## begin

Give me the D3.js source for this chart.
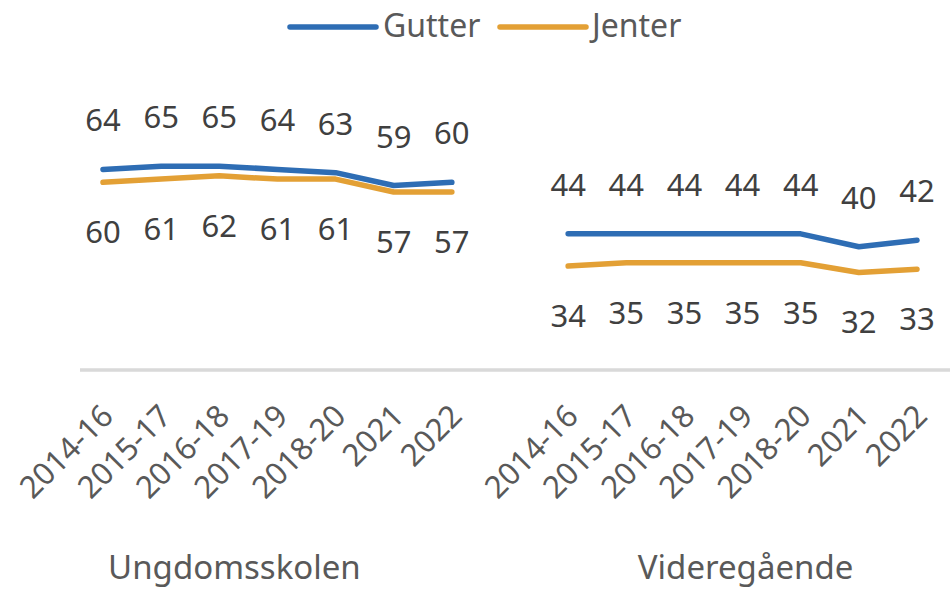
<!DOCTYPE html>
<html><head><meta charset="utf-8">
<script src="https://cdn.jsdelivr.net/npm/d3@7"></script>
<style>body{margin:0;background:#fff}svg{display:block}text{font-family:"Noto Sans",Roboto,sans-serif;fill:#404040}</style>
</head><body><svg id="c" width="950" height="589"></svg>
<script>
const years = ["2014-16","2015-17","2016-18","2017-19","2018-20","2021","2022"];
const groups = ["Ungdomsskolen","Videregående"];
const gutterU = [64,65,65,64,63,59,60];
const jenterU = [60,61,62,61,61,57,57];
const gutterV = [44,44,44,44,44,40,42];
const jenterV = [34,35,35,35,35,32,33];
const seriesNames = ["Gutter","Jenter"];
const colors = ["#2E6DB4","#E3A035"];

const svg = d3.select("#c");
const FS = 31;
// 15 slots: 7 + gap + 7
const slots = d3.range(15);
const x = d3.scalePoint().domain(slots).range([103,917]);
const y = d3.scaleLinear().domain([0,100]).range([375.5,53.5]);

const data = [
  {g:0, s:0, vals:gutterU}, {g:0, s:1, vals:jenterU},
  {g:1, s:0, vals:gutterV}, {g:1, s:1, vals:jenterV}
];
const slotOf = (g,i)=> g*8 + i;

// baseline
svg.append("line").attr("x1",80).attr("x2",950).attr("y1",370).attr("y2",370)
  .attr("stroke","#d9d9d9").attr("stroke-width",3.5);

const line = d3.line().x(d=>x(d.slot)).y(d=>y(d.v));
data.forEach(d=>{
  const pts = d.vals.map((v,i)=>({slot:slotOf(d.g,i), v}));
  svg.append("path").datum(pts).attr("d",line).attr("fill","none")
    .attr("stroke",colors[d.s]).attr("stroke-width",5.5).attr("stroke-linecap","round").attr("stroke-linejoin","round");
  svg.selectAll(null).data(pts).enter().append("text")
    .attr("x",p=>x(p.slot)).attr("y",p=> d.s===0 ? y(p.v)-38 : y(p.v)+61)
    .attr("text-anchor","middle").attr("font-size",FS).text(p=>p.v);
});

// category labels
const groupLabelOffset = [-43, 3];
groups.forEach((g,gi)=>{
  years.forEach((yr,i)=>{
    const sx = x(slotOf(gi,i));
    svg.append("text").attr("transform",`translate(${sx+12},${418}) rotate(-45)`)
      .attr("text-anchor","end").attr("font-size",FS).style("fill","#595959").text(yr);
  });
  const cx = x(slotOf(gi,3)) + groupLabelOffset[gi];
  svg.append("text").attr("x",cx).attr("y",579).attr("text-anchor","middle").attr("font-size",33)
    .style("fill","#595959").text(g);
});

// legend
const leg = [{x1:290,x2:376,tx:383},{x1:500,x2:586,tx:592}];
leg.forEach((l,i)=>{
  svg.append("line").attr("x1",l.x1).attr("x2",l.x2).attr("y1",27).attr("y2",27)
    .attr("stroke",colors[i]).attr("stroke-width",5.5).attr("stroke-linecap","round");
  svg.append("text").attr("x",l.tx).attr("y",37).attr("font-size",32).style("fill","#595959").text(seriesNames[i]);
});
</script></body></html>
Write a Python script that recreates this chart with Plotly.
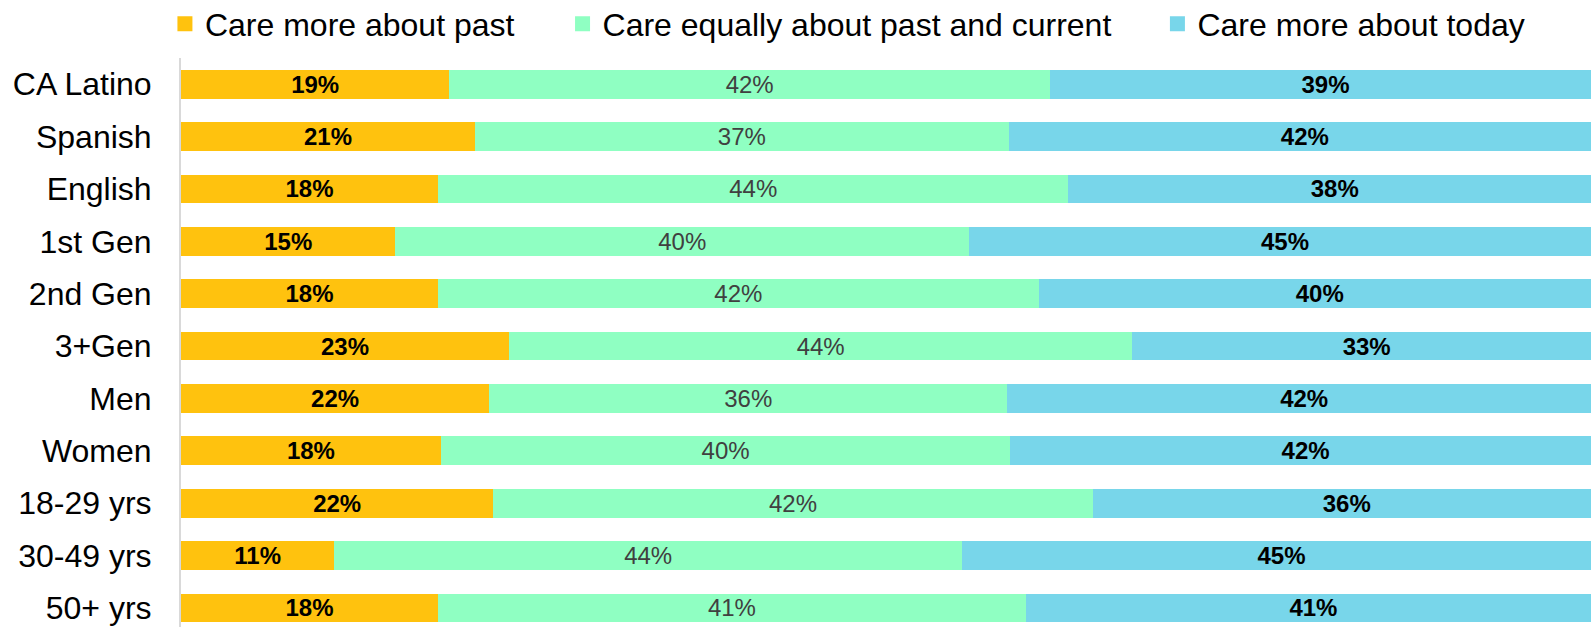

## end

## What you are asked to do
Every line that holds the word "script" should be extracted.

## Solution
<script src="https://cdn.jsdelivr.net/npm/d3@7"></script>
<script>
</script></body></html>
Write a Python script that recreates this chart with Plotly.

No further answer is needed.